«Nous n’avons aucun interlocuteur du Premier Ministère. Ils font la sourde oreille. Nous sommes en train de nous rassembler pour décider de ce qu’on va faire faire» nous confie Sana Farhat, journaliste du quotidien «Le Temps» en sit-in, mercredi matin, à la Kasbah.
«A l’issue de la réunion de l’assemblée générale des actionnaires de Dar Assabah et de la tenue de son conseil d’administration, il a été décidé de nommer MM. Raouf Cheikhrouhou et Lotfi Touati, respectivement président du Conseil d’administration et directeur général de la société de Dar Assabah». C’est ce qu’ont annoncé, mardi au soir, les services du conseiller à l’information de la Présidence du Gouvernement.
Mais la résistance des journalistes continuent. Et pour cause, Lotfi Touati est journaliste mais aussi ancien commissaire de police, devenu rédacteur en chef du journal «Le Quotidien». Mercredi 22 août, un sit-in est entamé par les journalistes de Dar Assabah à la Place de la Kasbah, devant les locaux du Premier Ministère. Ils y bénéficient du soutien du Syndicat National des Journalistes Tunisiens (SNJT) ainsi que celui de l’Association des Jeunes Journalistes (AJJ). Certaines figures du paysage médiatique marquent leur présence à l’instar de Kamel Laâbidi, Elyes Gharbi et Om Zied.
La nomination de Lotfi Touati au poste de Directeur Général du groupe Dar Assabah à la place Kamel Sammari, occupant le poste d’administrateur judiciaire depuis septembre 2011, est symptomatique de la volonté du gouvernement de mettre la main sur les médias. Après les nominations, toutes contestées, effectuées en janvier dernier à la tête des journaux «La Presse», «Essahafa» ainsi qu’à la télévision et à la radio nationale, le gouvernement décide de placer la très controversée Imen Bahroun à la tête de l’Etablissement de la Télévision Nationale avant de s’attaquer à Dar Assabah en faisant appel à un ancien fidèle du régime Ben Ali, Lotfi Touati.
Le refus des journalistes et personnel de l’administration a tout de suite été catégorique. Un communiqué a d’abord été publié et dans lequel ils expriment leur «indignations face à cette nomination parachutée» et refusent d’être dirigés par une personne «ayant été à la botte de l’ancien régime».

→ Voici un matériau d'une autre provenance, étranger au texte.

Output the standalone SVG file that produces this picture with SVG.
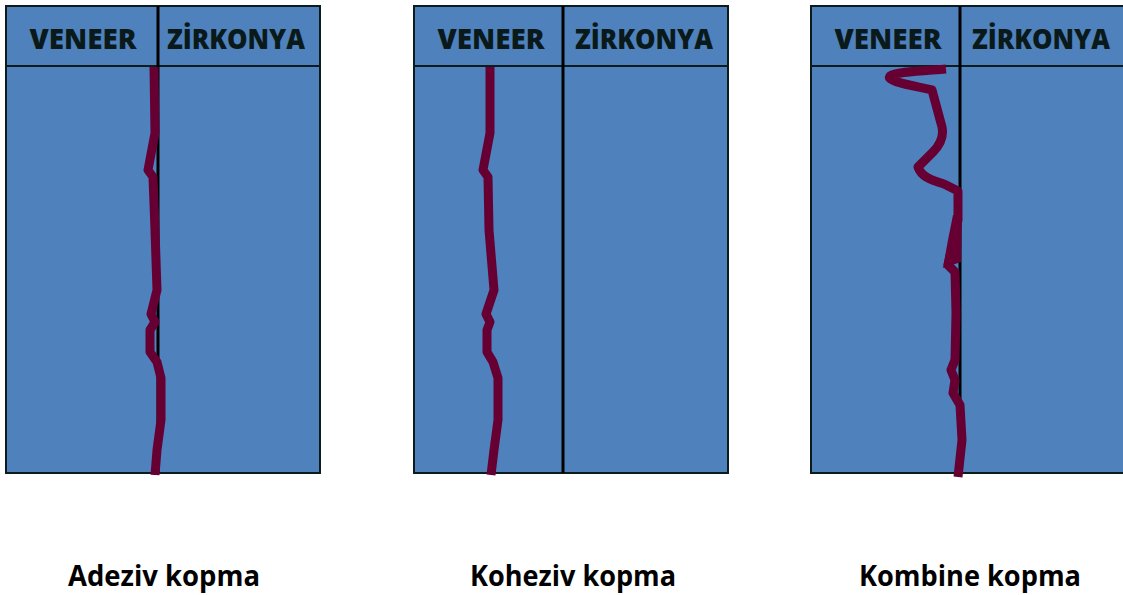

A son arrivée, mercredi 15 août au siège du groupe, Lotfi Touati a été accueilli par des cris de «Dégage» et des huées. Le même jour, et avec le soutien de certains représentants de la société civile et quelques élus de l’Assemblée Constituante, un sit-in a été organisé devant les locaux du groupe de presse. Vendredi 17 août, et comme acte de protestation, les deux quotidiens de Dar Assabah font une «grève de l’édito».

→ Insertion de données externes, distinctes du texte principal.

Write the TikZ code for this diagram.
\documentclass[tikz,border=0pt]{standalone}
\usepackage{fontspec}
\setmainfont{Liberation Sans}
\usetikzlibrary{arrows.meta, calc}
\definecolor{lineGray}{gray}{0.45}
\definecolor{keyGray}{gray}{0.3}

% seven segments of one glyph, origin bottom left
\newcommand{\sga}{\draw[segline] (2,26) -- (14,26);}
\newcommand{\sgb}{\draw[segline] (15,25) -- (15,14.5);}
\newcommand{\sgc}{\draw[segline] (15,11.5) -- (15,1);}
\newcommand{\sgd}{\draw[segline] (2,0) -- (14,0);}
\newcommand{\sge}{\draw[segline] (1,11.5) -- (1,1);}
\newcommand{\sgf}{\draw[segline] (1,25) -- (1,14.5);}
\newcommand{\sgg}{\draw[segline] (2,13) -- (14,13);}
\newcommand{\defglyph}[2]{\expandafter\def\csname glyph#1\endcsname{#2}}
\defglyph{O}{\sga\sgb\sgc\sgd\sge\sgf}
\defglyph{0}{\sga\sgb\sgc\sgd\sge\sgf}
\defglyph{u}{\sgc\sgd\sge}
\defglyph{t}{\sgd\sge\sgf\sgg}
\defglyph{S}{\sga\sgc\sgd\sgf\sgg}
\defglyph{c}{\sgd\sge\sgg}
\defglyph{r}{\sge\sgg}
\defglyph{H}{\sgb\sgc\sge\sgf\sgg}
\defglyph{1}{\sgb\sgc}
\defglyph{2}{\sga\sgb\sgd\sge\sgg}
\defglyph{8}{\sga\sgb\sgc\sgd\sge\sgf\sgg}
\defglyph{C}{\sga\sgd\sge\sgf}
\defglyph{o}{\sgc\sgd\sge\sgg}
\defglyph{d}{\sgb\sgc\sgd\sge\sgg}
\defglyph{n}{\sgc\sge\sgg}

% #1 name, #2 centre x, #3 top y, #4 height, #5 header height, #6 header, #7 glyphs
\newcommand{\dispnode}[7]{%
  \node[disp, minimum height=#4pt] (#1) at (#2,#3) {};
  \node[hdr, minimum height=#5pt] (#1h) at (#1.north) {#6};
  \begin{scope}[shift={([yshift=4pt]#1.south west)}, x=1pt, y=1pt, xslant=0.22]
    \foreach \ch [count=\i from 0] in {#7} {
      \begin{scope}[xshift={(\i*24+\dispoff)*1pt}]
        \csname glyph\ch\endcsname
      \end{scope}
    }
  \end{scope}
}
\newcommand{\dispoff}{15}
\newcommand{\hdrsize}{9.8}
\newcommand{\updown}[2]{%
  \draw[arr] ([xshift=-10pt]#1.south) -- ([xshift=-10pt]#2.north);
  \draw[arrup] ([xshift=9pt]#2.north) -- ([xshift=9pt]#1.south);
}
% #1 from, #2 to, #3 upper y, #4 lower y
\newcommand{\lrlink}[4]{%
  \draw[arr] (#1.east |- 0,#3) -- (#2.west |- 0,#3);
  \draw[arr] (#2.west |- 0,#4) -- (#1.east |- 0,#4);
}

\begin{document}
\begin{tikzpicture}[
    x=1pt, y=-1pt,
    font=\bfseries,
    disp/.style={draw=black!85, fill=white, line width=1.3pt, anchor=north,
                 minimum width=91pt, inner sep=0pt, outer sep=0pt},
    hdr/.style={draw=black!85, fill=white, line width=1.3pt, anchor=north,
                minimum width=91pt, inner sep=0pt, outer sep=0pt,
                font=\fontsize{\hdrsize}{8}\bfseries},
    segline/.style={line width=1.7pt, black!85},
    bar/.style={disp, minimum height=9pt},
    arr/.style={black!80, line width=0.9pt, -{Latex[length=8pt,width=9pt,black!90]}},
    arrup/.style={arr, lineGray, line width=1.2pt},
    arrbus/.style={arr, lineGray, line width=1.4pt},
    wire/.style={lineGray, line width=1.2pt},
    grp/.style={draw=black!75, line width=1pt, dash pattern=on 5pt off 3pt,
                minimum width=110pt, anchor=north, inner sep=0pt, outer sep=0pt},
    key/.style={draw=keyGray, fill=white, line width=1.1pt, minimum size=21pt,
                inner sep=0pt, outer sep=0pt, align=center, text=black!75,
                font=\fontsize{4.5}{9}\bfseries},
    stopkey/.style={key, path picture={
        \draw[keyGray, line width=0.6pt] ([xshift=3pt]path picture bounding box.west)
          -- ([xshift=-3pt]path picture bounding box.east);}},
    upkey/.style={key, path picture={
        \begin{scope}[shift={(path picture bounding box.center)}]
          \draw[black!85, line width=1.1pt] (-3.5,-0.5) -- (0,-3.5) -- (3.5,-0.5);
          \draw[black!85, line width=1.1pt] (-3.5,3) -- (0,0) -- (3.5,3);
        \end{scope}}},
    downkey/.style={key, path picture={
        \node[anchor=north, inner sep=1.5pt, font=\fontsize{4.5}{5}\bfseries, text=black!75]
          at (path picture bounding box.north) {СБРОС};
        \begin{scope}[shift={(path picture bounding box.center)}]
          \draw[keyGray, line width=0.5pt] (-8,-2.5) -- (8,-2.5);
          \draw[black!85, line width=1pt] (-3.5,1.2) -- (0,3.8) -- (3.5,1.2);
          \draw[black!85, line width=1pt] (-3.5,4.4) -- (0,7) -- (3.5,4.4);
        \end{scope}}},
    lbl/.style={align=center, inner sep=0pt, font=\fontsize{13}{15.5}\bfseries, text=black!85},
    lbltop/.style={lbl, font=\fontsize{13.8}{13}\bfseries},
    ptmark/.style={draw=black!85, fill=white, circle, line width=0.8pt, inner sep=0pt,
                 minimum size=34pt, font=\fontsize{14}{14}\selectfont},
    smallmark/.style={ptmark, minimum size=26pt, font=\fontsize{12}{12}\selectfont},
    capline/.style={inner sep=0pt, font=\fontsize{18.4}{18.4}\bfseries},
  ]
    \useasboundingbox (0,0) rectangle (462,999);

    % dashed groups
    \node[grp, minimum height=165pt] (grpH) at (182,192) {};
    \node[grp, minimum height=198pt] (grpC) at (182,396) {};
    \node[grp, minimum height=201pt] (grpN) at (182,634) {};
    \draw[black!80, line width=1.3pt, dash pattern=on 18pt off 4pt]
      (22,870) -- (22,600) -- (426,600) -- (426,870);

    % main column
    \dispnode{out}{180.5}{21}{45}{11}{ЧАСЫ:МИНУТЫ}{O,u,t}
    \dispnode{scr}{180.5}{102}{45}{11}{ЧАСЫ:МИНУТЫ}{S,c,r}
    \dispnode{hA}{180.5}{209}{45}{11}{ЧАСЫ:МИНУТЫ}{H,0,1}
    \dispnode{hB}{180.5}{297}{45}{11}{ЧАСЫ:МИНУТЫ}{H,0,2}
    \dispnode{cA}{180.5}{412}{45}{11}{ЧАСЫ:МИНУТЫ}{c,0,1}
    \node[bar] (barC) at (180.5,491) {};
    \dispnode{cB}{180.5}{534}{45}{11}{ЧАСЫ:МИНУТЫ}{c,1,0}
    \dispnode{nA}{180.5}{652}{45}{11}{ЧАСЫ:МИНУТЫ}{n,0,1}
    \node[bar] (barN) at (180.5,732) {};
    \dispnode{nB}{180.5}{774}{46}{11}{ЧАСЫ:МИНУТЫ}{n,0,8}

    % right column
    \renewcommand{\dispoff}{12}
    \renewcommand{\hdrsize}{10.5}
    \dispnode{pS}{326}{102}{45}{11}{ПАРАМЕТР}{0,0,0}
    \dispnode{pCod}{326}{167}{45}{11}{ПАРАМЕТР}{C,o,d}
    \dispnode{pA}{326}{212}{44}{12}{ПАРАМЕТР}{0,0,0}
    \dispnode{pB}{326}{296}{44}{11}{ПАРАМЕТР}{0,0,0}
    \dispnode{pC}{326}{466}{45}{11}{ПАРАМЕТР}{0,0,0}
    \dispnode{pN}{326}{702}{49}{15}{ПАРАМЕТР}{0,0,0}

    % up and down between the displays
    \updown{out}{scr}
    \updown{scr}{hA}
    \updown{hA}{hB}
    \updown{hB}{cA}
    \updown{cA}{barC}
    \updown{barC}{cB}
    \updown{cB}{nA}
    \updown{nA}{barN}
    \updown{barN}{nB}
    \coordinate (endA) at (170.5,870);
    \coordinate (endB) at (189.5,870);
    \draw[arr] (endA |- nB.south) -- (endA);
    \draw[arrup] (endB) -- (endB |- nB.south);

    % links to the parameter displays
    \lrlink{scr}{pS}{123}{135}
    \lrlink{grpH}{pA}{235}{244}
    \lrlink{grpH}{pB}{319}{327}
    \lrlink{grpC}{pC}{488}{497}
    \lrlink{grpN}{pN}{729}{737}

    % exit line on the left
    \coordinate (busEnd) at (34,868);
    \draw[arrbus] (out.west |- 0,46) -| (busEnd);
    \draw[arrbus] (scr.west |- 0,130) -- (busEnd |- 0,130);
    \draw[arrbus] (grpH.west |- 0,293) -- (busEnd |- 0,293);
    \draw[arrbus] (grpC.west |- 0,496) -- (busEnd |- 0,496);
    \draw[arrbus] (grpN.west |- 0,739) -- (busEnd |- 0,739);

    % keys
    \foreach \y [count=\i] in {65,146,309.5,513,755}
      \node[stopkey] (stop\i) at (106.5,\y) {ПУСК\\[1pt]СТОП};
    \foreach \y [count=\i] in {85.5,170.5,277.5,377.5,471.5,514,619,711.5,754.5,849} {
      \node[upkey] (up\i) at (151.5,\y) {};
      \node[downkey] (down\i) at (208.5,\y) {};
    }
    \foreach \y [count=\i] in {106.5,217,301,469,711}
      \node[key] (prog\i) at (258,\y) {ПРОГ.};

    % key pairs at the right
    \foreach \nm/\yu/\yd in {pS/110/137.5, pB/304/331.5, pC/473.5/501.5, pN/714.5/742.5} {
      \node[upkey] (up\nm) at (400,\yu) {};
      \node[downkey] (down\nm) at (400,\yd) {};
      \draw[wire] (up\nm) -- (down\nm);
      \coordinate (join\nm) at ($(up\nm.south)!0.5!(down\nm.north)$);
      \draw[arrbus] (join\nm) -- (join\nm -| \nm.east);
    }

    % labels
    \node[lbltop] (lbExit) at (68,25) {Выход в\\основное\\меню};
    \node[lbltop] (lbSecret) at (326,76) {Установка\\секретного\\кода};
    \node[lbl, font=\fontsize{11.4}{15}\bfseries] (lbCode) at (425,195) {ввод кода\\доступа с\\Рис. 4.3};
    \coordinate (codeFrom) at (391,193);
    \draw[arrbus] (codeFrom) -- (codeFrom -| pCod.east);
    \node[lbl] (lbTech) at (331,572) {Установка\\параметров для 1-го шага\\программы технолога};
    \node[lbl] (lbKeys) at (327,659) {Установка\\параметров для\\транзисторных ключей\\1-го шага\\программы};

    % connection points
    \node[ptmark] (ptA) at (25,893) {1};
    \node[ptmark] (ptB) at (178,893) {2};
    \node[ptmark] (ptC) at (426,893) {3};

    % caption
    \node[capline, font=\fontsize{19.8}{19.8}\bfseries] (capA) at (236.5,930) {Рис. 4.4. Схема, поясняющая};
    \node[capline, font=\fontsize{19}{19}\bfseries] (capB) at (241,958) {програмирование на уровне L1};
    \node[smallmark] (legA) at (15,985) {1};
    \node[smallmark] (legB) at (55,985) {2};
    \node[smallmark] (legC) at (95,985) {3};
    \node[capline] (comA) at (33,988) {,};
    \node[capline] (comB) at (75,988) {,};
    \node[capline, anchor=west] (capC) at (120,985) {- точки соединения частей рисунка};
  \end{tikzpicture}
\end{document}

Les différents syndicats relavant des instances médiatiques ne restent pas en retrait et expriment eux aussi leur indignation face à cette nomination. Le Syndicat Général pour la Culture et les Médias a dénoncé la nomination gouvernementale sans consultation préalable d’aucune instance représentative du métier. Il a en outre rappelé «la proximité de M. Touati avec l’ancien régime, en faisant partie du bureau putschiste du syndicat des journalistes au congrès du 15 août 2009». De sa part, Néjiba Hamrouni, présidente du SNJT, a affirmé que tous les articles de Lotfi Touati, au lendemain du 14 janvier «montrent clairement sa sympathie pour le Mouvement Ennahdha». Preuve s’il en fallait une, que les nominations ne se font pas en fonction des compétences mais en fonction de la loyauté au parti au pouvoir.
Fondé en 1951 par Habib Cheikhrouhou, le capital de Dar Assabah est aujourd’hui partagé entre l’Etat et Raouf Cheikhrouhou. L’Etat détient 80% des parts, récupérés après la fuite de Sakher El Matri au Qatar en janvier 2011.